Page View tracking measures which pages on a website are viewed by individual visitors, their refering urls and visitor geographic locations, etc. These are pretty standard statistics that a lot of web analytics software provides. And often times, free.
Event tracking provides an in-depth analysis of your user’s actions on a page. With an implementation of event tracking, you are able to unveil events you wouldn’t normally see, providing a deeper insight into the usability of your page, the behavior of your visitors and the functionality of your webpage.

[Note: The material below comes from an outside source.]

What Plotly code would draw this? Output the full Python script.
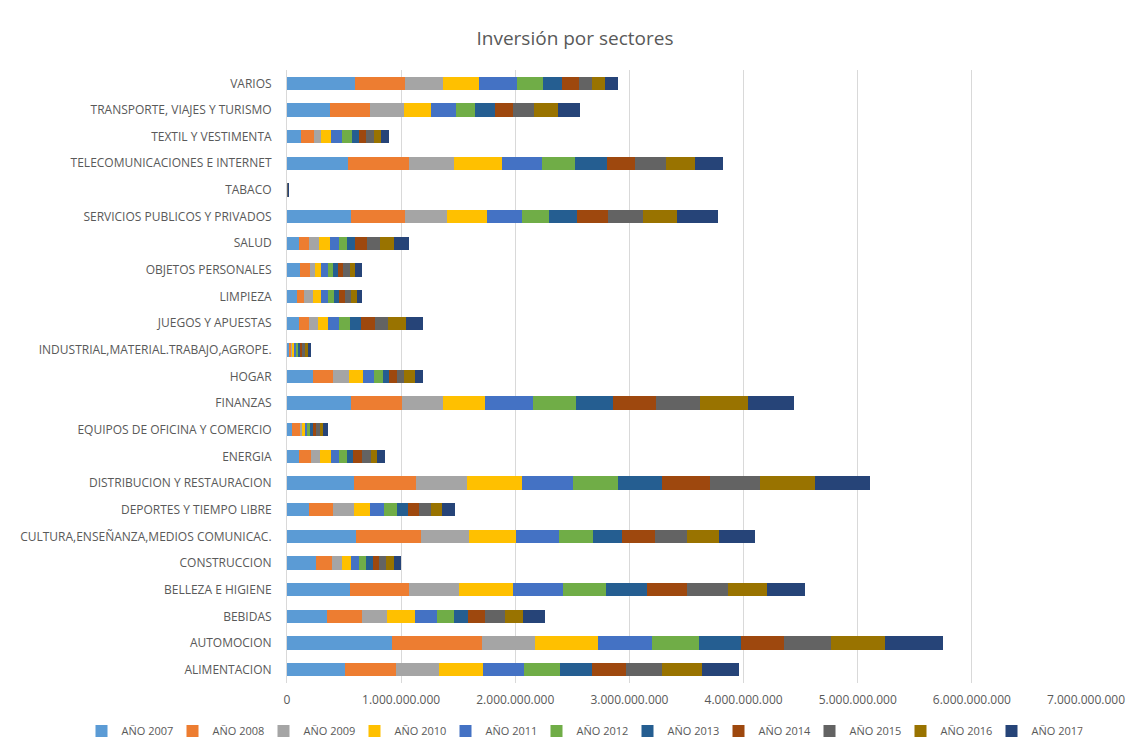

Mixpanel co-founder Tim Trefren said page view tracking is dead , that is not quite true. Page-view stats are still useful. First of all, page view stats software is often times the first package companies pick up when they decide to track their websites. It is a starting point for web site tracking. It is easy to install and it provides a general picture of your websites traffic. Events and page views are both user activities. Page view is a type of user activity that some websites like to track. In general, people only go to other packages when their existing page view tracking can no longer satisfy their needs.
Speaking for the trend, internet businesses are definitely moving into a different era, away from catching eyeballs alone. Websites are more interactive than 10 years ago with lots of activities happening on the same page (downloading, adding to shopping cart, playing videos, submitting order, liked something); web business models are changing from advertising-based model to subscription-based model. Page-view tracking alone can no longer meet such analytic needs. At the same time, the new generation of web users/visitors/customer are more self-conscious and identity conscious. Site owners need to understand their needs and psychology in order to keep them and serve them.
We need metrics that are customer centric that can help us understand customer behaviors and customer motivations and calculate customer lifetime value. None of these can be accomplished by using page-view tracking alone. We need event-based tracking to drive revenue and traffic. Rachael F. Arnold wrote a blog about when to use pageview tracking and when to event tracking in Google analytics. Glenn Gabe wrote a blog about conversional goal and events.
Recently, Tag management system (TMS) is emerging to help resolving the pain point of adding event tracking to websites. Eric T. Peterson, the founder of Web Analytics Demystified, Inc, has a good white paper that summarizes the pain points of adding tags and the benefits of TMS system.